The data comes from Section C of each institution’s CDS, the first-time, first-year admission section, specifically the fields for total freshman admits, total freshman enrolled, and Early Decision admits. The share of the incoming class filled through ED is calculated as ED admits divided by total freshman enrolled, which serves as a proxy because binding ED admits almost all enroll.

ED admission rates and overall admission rates come from a supplementary master dataset of 312 selective institutions. The ED admission rate is ED admits divided by ED applicants. The overall rate is total freshman admits divided by total freshman applicants. The ED advantage is the simple difference between the two.

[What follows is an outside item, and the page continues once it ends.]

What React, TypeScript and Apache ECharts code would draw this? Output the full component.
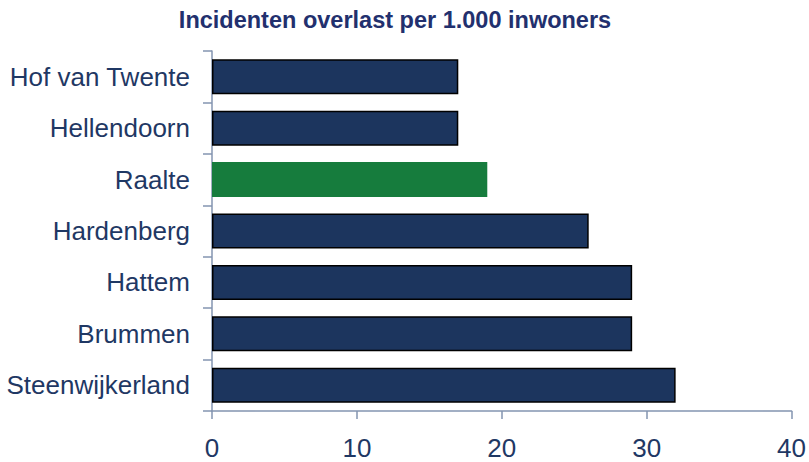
import React, { useEffect, useRef } from "react";
import * as echarts from "echarts";

const title = "Incidenten overlast per 1.000 inwoners";
const categories = [
  "Hof van Twente",
  "Hellendoorn",
  "Raalte",
  "Hardenberg",
  "Hattem",
  "Brummen",
  "Steenwijkerland",
];
const values = [17, 17, 19, 26, 29, 29, 32];
const highlight = "Raalte";
const xTicks = [0, 10, 20, 30, 40];

const NAVY = "#1c355e";
const GREEN = "#167c3d";
const TEXT = "#1f3864";
const AXIS = "#8394b0";
const FONT = "Liberation Sans, Arial, sans-serif";

export default function App() {
  const ref = useRef<HTMLDivElement>(null);
  useEffect(() => {
    if (!ref.current) return;
    const chart = echarts.init(ref.current, null, { renderer: "svg" });
    chart.setOption({
      animation: false,
      backgroundColor: "#ffffff",
      title: {
        text: title,
        left: 390,
        top: 3,
        textAlign: "center",
        textStyle: {
          fontFamily: FONT,
          fontSize: 23.5,
          fontWeight: "bold",
          color: "#22306e",
        },
      },
      grid: { left: 212, right: 15, top: 51, bottom: 51, containLabel: false },
      xAxis: {
        type: "value",
        min: xTicks[0],
        max: xTicks[xTicks.length - 1],
        interval: 10,
        splitLine: { show: false },
        axisLine: { show: true, lineStyle: { color: AXIS, width: 1.5 } },
        axisTick: { show: true, length: 8, lineStyle: { color: AXIS, width: 1.5 } },
        axisLabel: {
          margin: 27,
          lineHeight: 20,
          color: TEXT,
          fontSize: 26,
          fontFamily: FONT,
        },
      },
      yAxis: {
        type: "category",
        data: categories,
        inverse: true,
        axisLine: { show: true, lineStyle: { color: AXIS, width: 1.5 } },
        axisTick: { show: true, length: 9, lineStyle: { color: AXIS, width: 1.5 } },
        axisLabel: {
          margin: 22,
          color: TEXT,
          fontSize: 26,
          fontFamily: FONT,
        },
      },
      series: [
        {
          type: "bar",
          barCategoryGap: "32%",
          data: values.map((v, i) =>
            categories[i] === highlight
              ? { value: v, itemStyle: { color: GREEN, borderWidth: 0 } }
              : { value: v, itemStyle: { color: NAVY, borderColor: "#000000", borderWidth: 1.5 } }
          ),
        },
      ],
    });
    return () => chart.dispose();
  }, []);
  return (
    <div
      ref={ref}
      style={{ position: "absolute", left: 0, top: 0, width: 809, height: 462 }}
    />
  );
}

A few limitations apply. CDS reporting is voluntary and some fields are inconsistently reported. A small number of institutions did not appear in all three years. The ED-versus-overall comparison does not control for differences in applicant quality between the early and regular pools, and ED applicants are likely stronger on average, which would account for some though almost certainly not all of the gap. Schools whose early programs are non-binding (Harvard, Yale, Princeton, Stanford, MIT, Georgetown, and Notre Dame) are excluded from the ED-specific analyses, since they run early action rather than binding Early Decision; most use restrictive or single-choice early action, while MIT and Georgetown use non-restrictive early action. Finally, the analysis combines ED I and ED II admits, and the split between the two is not consistently reported.

Data sources: Common Data Set reports (2022-23, 2023-24, 2024-25) compiled from individual institutional filings. Supplementary admissions data from a master dataset of 312 selective institutions. All percentage calculations by the authors.